5. Build towers (maximum 2 towers)
6. Train level 3 unit on opponent level 3 units near my zone
7. Train units
8. Build mines

Then play all actions.

This contest was very fun and I think I will spend a lot of time on it when the multi will be online.

Thanks to CG and all the participants.

2 Likes

Defense is an implicit consequence of scoring well on the evaluation function. So if there is a better score by placing a tower, the result will be to “play defensively”. But it could also score even better by attacking instead (or doing both). So those concepts are an emergent result of scoring, and not explicitly implemented.

Thanks to the decoupling, it is relatively inexpensive to test a lot of actions, such as all possible tower locations, because I am using cached opponent responses during evaluation instead of recomputing them on the fly. Their response is also truncated on the first invalid action, so blocking those responses are rewarded by minimizing the score loss. But it could be by building a tower, moving a unit, attacking, etc…

1 Like

Ah, I see. Do you plan one move at a time (where “build a chain” is a move), and then evaluate? It seems like you’d get to maybe 100 possible actions, which is fine, but an infeasible number of possible plans.

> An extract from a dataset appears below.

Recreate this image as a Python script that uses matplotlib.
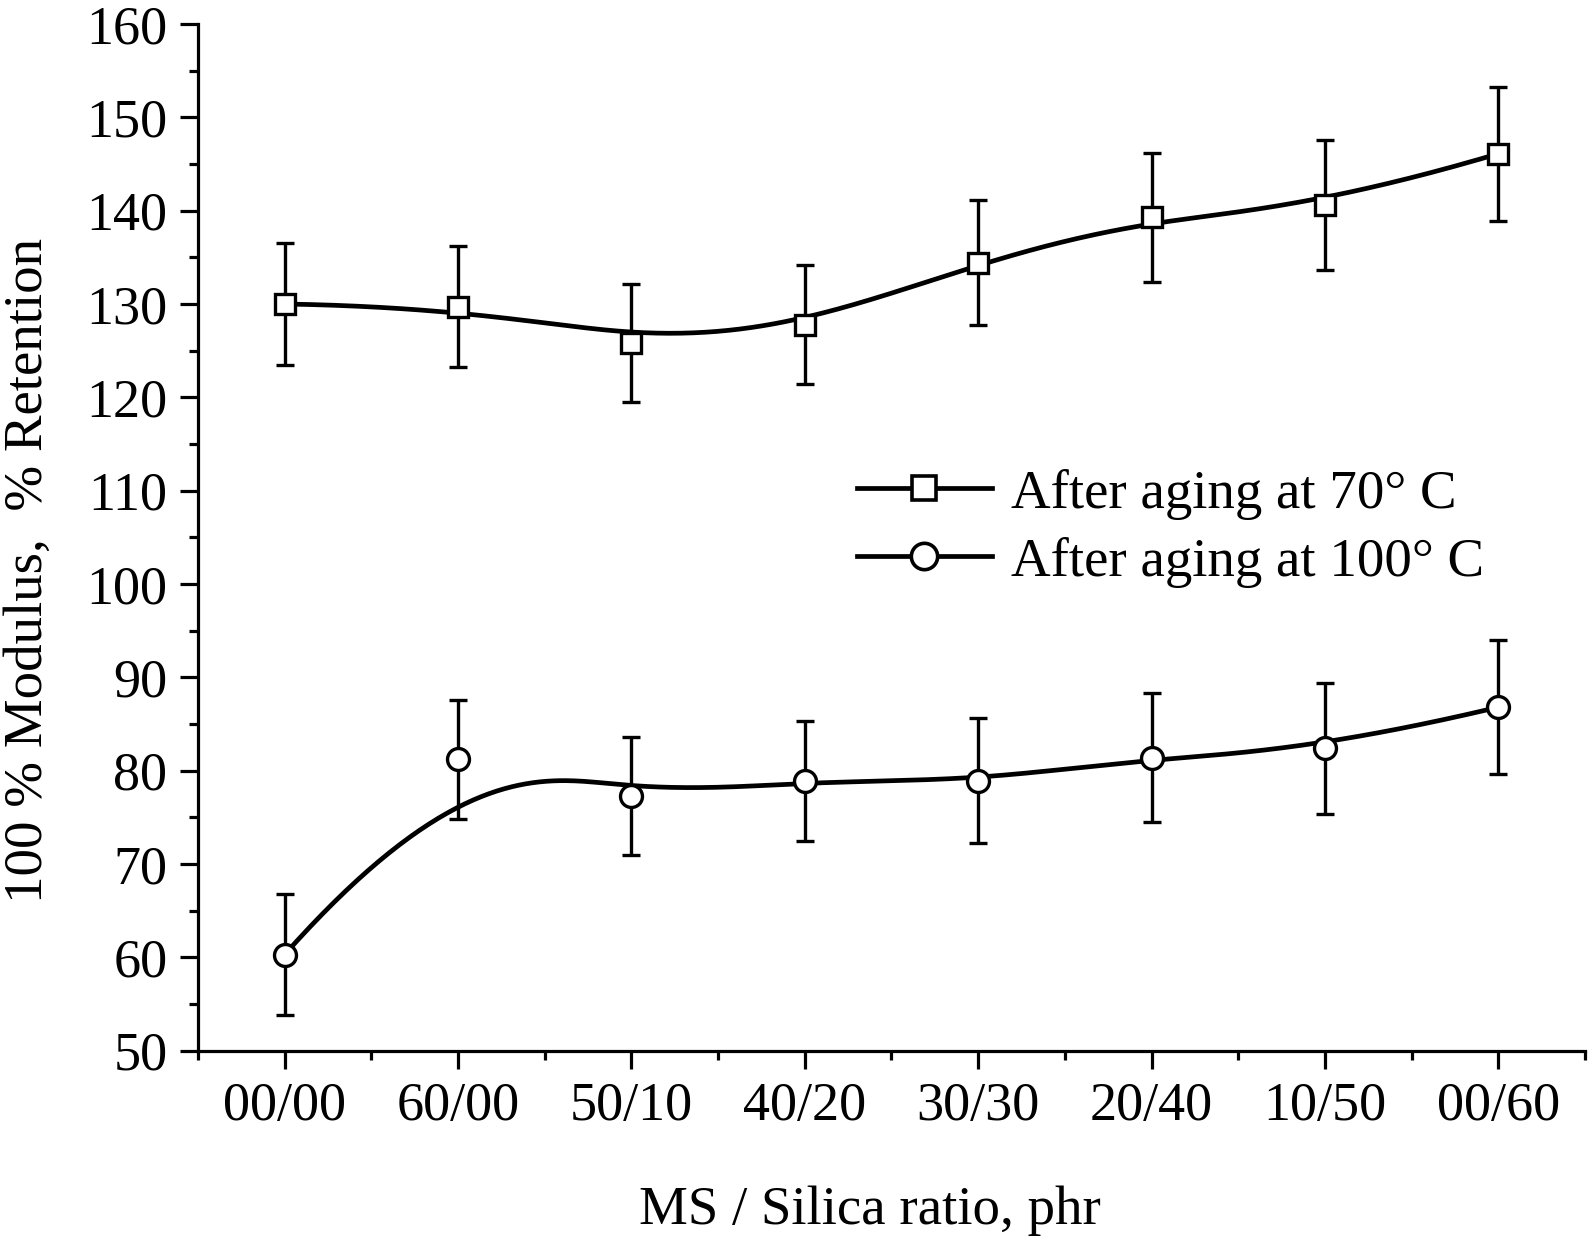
import numpy as np
import matplotlib
matplotlib.use('Agg')
import matplotlib.pyplot as plt
from matplotlib.ticker import MultipleLocator, FixedLocator

categories = ['00/00', '60/00', '50/10', '40/20', '30/30', '20/40', '10/50', '00/60']
aged_70 = [130.0, 129.7, 125.8, 127.8, 134.4, 139.3, 140.6, 146.1]
aged_70_err = [6.5, 6.5, 6.3, 6.4, 6.7, 6.9, 7.0, 7.2]
aged_100 = [60.3, 81.2, 77.3, 78.9, 78.9, 81.4, 82.4, 86.8]
aged_100_err = [6.5, 6.4, 6.3, 6.4, 6.7, 6.9, 7.0, 7.2]


def bspline(px, py, n=400):
    """Clamped cubic B-spline using the points as control points."""
    k = 3
    m = len(px)
    knots = np.concatenate([np.zeros(k), np.arange(m - k + 1), np.full(k, m - k)]).astype(float)
    t = np.linspace(0, m - k, n)
    t[-1] -= 1e-9
    # Cox-de Boor
    B = np.array([((knots[i] <= t) & (t < knots[i + 1])).astype(float)
                  for i in range(len(knots) - 1)])
    for d in range(1, k + 1):
        Bn = np.zeros((len(knots) - 1 - d, len(t)))
        for i in range(len(knots) - 1 - d):
            a = knots[i + d] - knots[i]
            b = knots[i + d + 1] - knots[i + 1]
            left = (t - knots[i]) / a * B[i] if a > 0 else 0
            right = (knots[i + d + 1] - t) / b * B[i + 1] if b > 0 else 0
            Bn[i] = left + right
        B = Bn
    return B.T @ np.asarray(px, float), B.T @ np.asarray(py, float)


plt.rcParams['font.family'] = ['Liberation Serif', 'DejaVu Serif']

fig = plt.figure(figsize=(15.95, 12.43), dpi=100)
ax = fig.add_axes([0.1241, 0.1547, 0.8696, 0.826])

x = np.arange(len(categories))
lw = 3.4
elw = 2.4
fs = 39.5

for vals, errs, mk, lab in [(aged_70, aged_70_err, 's', 'After aging at 70° C'),
                            (aged_100, aged_100_err, 'o', 'After aging at 100° C')]:
    ms = 14.6 if mk == 's' else 15.8
    sx, sy = bspline(x, vals)
    ax.plot(sx, sy, color='black', lw=lw, zorder=2)
    ax.errorbar(x, vals, yerr=errs, fmt='none', ecolor='black', elinewidth=elw,
                capsize=6.6, capthick=elw, zorder=3)
    ax.plot(x, vals, linestyle='none', marker=mk, markersize=ms,
            markerfacecolor='white', markeredgecolor='black', markeredgewidth=2.4, zorder=4)
    ax.plot([], [], color='black', lw=lw, marker=mk, markersize=ms * 1.2,
            markerfacecolor='white', markeredgecolor='black', markeredgewidth=2.6, label=lab)

ax.set_xlim(-0.5, len(categories) - 0.5)
ax.set_ylim(50, 160)
ax.set_xticks(x)
ax.set_xticklabels(categories)
ax.xaxis.set_minor_locator(FixedLocator(np.arange(-0.5, len(categories), 1.0)))
ax.yaxis.set_major_locator(MultipleLocator(10))
ax.yaxis.set_minor_locator(MultipleLocator(5))

for s in ['top', 'right']:
    ax.spines[s].set_visible(False)
for s in ['left', 'bottom']:
    ax.spines[s].set_linewidth(2.3)

ax.tick_params(which='major', direction='out', length=13, width=2.3, labelsize=39, pad=9)
ax.tick_params(which='minor', direction='out', length=6.5, width=2.3)

ax.set_xlabel('MS / Silica ratio, phr', fontsize=fs)
ax.set_ylabel('100 % Modulus,  % Retention', fontsize=fs)
ax.xaxis.set_label_coords(0.4845, -0.131)
ax.yaxis.set_label_coords(-0.104, 0.468)

ax.legend(loc='center left', bbox_to_anchor=(0.475, 0.509), frameon=False,
          fontsize=fs, handlelength=2.46, handletextpad=0.36, labelspacing=0.31,
          borderpad=0, borderaxespad=0)

plt.savefig('out.png', dpi=100)
plt.close()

Yes, planning is done one move at a time, and the move yielding the best score is chosen. Because of greedy hill climbing, the number of actions to evaluate are added instead of multiplied during the plan composition, so the number of possible plans is actually fairly low.

1 Like

k4ng0u - 25th in Legend (Python 3).

This was my second contest, the first one being CalM. I really enjoyed the fact that the rules were simple and thanks to this it was easy to understand the different strategies and their flaws.

The starter kit was really (too?) well done as it split the phases of a turn (read inputs and update game state,train, move,output result) and had basic implementations for each phase. Even in my final code I more or less kept the same phases.

To get started I made my units move to opponent HQ instead of the map center and this instantly sent me to wood 3.

A flood fill algorithm to train and move units pushed me to Bronze by Friday evening. At this point I went on working on my bot even though I think that a good floodfill algorithm might reach silver league without towers/level 2-3 units.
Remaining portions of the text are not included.